Logging in can be difficult, especially during NA primetime. Helldivers 2 has become somewhat of a hit, frequently having over 200,000 players online. This is great, both for the health of the game and for Arrowhead, but you get the feeling they were a little unprepared for the success.

This has gotten better as time has progressed, I haven’t found myself waiting to get into the game anywhere near as much in the last few days, but what hasn’t gotten better, are the matchmaking issues.

Matchmaking is completely broken at the time of writing. Getting into a match can take anything from seconds to upwards of ten minutes, if not longer. A certain failure to join error message becoming ubiquitous at this point.

Arrowhead is patching the game regularly and has addressed a lot of the issues so far, up until a few days ago crashes to desktop were frequent. Thankfully now they seem to have been all but eliminated, at least for me. I have no doubt matchmaking will be fixed, and probably sooner rather than later, but it’s unacceptable for it to be as broken as it is at launch.

A vocal minority have been calling the game pay to win, due to the premium battle pass having seemingly more powerful weapons in it. I don’t feel like this is the case though. I’ve unlocked a few of the said weapons and didn’t notice much difference, and most people I managed to play with didn’t seem to use them at all, and we generally still came out on top of a mission. It’s possible that unlocks from higher tiers may change the balance somewhat, but based on what I’ve seen so far, I’m not convinced.

For the most part, Helldivers 2 runs well. I was able to max all settings at 1440p and get between 80 and 90 fps for the most part at native resolution. There are upscaling options, but honestly, unless you absolutely need them to maintain a decent framerate, I wouldn’t bother with them at the moment. It doesn’t explicitly say what upscaler is being used, but it’s believed to be FSR1. As a result of this, the image is very soft and blurry and there are visual artifacts, even when using the ultra-quality preset.

When everything comes together, Helldivers 2 can look quite striking. Weather hammers the planets and the visuals generated by the constant explosions can be a site to behold. When things calm down though, and the landscape is less cluttered, it can be less flattering.

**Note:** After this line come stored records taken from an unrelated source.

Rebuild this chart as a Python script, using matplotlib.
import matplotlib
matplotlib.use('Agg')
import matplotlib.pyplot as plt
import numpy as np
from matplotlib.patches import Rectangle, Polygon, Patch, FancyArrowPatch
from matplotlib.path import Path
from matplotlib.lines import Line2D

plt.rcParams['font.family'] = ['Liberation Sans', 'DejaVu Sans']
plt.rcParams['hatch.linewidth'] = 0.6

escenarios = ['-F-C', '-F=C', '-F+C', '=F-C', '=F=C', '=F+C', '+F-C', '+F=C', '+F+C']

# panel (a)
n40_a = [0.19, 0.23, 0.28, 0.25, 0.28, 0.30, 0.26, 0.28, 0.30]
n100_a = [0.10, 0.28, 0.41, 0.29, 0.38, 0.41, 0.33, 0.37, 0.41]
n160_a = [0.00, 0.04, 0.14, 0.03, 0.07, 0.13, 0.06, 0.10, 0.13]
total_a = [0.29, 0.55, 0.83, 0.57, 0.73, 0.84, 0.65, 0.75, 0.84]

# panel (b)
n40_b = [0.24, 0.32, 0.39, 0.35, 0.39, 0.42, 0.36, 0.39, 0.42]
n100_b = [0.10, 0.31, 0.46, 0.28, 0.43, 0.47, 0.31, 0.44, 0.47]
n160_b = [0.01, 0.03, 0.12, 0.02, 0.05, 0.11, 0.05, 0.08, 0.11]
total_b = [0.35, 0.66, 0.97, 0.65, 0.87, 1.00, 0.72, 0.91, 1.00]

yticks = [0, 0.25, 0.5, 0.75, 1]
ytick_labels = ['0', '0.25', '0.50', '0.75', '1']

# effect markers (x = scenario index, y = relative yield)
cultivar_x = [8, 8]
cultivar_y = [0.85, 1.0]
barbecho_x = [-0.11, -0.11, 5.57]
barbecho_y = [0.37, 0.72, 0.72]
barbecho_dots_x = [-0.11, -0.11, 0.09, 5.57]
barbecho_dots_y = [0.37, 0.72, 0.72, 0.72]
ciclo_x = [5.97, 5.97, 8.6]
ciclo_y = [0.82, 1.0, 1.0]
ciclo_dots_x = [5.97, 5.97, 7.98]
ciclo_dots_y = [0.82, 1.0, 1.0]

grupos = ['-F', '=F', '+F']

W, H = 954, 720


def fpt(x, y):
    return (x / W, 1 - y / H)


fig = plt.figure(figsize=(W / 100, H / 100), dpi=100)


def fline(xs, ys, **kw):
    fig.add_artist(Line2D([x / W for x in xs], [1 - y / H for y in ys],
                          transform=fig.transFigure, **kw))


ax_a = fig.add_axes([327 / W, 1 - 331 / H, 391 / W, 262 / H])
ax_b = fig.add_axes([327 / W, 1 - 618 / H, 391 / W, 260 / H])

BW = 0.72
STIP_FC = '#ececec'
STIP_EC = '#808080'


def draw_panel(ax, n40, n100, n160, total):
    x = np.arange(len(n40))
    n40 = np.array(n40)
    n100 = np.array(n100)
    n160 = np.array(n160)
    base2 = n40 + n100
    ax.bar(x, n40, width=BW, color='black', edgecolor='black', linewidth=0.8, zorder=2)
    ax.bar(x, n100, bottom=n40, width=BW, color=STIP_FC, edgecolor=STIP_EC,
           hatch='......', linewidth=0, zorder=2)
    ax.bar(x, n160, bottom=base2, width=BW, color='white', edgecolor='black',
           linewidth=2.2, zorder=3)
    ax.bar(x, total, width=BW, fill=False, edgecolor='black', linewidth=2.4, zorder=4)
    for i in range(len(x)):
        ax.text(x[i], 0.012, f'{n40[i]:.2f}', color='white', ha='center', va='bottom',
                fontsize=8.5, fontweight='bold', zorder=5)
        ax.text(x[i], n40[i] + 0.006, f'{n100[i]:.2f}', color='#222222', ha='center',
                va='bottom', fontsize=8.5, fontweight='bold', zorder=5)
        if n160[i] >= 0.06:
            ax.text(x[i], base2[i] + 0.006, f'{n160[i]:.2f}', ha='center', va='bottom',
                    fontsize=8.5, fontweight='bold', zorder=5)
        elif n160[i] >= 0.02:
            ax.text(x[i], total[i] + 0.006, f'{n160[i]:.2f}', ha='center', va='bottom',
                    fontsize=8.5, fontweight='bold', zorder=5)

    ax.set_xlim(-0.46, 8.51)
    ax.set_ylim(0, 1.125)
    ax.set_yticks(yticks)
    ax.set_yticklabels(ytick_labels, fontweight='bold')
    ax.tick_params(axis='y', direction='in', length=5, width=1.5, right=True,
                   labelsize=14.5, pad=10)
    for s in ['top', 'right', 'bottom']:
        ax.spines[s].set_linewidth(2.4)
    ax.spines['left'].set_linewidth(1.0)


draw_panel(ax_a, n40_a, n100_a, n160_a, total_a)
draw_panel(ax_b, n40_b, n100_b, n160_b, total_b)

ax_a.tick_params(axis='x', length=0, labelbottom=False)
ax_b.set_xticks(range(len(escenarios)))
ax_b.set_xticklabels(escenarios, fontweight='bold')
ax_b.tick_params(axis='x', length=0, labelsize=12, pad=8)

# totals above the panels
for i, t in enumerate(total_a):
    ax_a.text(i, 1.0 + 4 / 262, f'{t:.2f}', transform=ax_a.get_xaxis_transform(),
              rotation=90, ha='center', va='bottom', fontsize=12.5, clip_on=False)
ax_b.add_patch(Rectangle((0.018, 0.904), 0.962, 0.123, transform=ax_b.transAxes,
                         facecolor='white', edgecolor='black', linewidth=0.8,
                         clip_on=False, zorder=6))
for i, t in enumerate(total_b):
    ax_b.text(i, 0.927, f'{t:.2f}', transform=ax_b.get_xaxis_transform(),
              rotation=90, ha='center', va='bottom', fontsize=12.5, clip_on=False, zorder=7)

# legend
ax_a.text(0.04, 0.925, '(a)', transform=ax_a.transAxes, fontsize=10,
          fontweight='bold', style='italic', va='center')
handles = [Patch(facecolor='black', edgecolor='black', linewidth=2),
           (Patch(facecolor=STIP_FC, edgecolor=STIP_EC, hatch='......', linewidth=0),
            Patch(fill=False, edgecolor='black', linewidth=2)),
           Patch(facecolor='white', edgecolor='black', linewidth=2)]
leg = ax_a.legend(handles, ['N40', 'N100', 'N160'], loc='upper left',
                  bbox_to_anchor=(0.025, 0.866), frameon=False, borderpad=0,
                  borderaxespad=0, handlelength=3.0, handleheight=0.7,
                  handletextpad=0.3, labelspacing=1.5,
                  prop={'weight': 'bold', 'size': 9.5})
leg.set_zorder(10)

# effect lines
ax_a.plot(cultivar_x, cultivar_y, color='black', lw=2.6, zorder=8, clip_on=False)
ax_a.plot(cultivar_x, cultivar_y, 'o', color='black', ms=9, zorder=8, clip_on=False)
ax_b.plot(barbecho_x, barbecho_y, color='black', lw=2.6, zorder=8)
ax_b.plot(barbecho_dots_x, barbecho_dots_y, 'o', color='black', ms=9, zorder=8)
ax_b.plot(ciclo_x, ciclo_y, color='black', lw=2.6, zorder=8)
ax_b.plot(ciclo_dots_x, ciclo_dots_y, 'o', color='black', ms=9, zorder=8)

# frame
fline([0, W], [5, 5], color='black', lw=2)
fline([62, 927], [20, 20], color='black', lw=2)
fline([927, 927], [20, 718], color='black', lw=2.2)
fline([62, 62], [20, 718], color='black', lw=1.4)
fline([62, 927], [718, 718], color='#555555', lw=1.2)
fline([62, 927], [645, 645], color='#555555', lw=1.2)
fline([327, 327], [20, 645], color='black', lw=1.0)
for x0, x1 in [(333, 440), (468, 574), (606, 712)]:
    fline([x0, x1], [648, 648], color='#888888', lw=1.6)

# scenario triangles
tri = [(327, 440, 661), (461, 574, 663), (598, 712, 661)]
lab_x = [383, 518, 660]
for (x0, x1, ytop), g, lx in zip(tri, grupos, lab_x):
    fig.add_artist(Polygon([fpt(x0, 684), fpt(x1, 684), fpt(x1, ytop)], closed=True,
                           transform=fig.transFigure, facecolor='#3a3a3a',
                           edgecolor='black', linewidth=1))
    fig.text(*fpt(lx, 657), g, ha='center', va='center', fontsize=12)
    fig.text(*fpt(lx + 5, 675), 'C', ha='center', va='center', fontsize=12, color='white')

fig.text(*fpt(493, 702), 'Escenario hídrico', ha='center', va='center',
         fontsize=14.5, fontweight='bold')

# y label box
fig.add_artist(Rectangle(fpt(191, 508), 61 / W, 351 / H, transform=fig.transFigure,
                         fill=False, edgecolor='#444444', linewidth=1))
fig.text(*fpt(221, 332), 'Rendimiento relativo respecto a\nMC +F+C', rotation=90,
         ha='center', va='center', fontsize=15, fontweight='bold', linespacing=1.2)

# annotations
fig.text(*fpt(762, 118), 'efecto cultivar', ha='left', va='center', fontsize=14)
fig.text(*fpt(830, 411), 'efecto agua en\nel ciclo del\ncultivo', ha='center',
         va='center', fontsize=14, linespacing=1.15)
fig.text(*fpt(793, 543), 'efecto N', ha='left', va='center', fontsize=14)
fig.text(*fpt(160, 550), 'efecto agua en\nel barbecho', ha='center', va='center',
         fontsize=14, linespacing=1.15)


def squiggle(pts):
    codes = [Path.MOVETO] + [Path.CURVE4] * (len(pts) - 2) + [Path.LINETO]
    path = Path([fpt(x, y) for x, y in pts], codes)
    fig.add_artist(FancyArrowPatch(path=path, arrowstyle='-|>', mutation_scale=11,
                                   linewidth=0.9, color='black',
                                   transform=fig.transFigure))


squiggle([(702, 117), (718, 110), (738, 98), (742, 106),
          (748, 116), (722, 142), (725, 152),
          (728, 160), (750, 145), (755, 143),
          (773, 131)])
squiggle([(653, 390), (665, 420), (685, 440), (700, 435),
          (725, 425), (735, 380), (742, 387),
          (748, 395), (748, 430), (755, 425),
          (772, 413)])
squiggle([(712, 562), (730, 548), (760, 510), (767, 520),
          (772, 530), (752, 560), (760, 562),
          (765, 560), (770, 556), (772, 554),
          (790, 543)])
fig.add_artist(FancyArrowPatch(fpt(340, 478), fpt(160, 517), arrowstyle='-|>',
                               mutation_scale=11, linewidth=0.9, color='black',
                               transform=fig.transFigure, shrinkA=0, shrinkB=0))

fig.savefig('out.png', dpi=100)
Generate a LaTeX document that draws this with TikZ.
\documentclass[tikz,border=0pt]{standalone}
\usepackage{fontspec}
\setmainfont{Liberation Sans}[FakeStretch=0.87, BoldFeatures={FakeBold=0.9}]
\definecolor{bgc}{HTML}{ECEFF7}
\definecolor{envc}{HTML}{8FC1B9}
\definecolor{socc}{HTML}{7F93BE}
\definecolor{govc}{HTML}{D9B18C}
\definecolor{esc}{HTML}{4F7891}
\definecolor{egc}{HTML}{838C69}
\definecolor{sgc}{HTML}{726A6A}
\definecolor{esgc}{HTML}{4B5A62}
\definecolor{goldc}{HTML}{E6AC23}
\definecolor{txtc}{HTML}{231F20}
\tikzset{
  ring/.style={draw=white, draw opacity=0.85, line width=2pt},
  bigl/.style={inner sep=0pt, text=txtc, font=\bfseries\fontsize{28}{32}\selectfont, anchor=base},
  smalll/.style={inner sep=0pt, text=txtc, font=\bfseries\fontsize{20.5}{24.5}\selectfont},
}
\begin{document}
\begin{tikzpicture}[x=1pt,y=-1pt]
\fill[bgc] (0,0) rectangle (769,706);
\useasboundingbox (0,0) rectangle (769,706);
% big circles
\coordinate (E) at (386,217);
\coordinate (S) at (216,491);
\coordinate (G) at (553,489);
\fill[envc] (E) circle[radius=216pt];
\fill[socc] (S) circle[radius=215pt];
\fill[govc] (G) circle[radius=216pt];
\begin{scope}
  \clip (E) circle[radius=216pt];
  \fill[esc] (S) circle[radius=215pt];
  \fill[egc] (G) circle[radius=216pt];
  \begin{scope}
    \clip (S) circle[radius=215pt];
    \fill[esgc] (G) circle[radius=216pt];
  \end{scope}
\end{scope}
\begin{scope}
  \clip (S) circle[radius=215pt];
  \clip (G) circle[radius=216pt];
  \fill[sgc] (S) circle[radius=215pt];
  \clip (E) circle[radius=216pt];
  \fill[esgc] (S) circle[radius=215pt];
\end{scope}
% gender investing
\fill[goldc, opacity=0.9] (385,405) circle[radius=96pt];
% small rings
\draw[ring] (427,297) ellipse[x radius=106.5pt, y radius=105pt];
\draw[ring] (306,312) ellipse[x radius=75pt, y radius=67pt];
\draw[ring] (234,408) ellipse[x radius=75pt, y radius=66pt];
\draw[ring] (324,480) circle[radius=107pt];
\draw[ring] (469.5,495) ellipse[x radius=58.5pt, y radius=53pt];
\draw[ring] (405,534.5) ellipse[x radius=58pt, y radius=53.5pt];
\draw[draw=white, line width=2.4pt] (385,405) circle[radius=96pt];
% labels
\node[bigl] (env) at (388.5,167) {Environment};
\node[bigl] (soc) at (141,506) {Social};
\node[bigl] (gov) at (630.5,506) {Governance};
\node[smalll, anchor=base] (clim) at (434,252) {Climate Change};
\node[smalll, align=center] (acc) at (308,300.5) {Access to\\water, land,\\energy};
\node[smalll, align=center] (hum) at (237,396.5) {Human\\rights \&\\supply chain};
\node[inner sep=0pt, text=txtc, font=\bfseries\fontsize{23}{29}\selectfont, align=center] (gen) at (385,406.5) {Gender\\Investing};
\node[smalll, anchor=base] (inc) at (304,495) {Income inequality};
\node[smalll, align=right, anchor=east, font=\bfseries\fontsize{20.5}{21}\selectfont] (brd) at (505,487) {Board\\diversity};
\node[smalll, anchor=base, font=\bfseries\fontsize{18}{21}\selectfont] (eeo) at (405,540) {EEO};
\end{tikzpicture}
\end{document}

Distant objects use very low LOD models, there’s a lot of aliasing and generally doesn’t look great. Thankfully this doesn’t happen very often.

Final Thoughts?

Helldivers 2 is a lot of fun, assuming you can get into a match to actually play it with other people. If you’re not interested in the co-op aspect of the game, then it might be a tough sell. You can technically play solo, while still being online, but there are no bots to assist, and the difficulty curve is largely designed to be tackled by multiple people. I can’t guarantee the game would be anywhere near as enjoyable played like this.

If you can put up with the current issues and don’t mind another live service game, there’s a lot of fun to be had with Helldivers 2 and it’s very easy to recommend.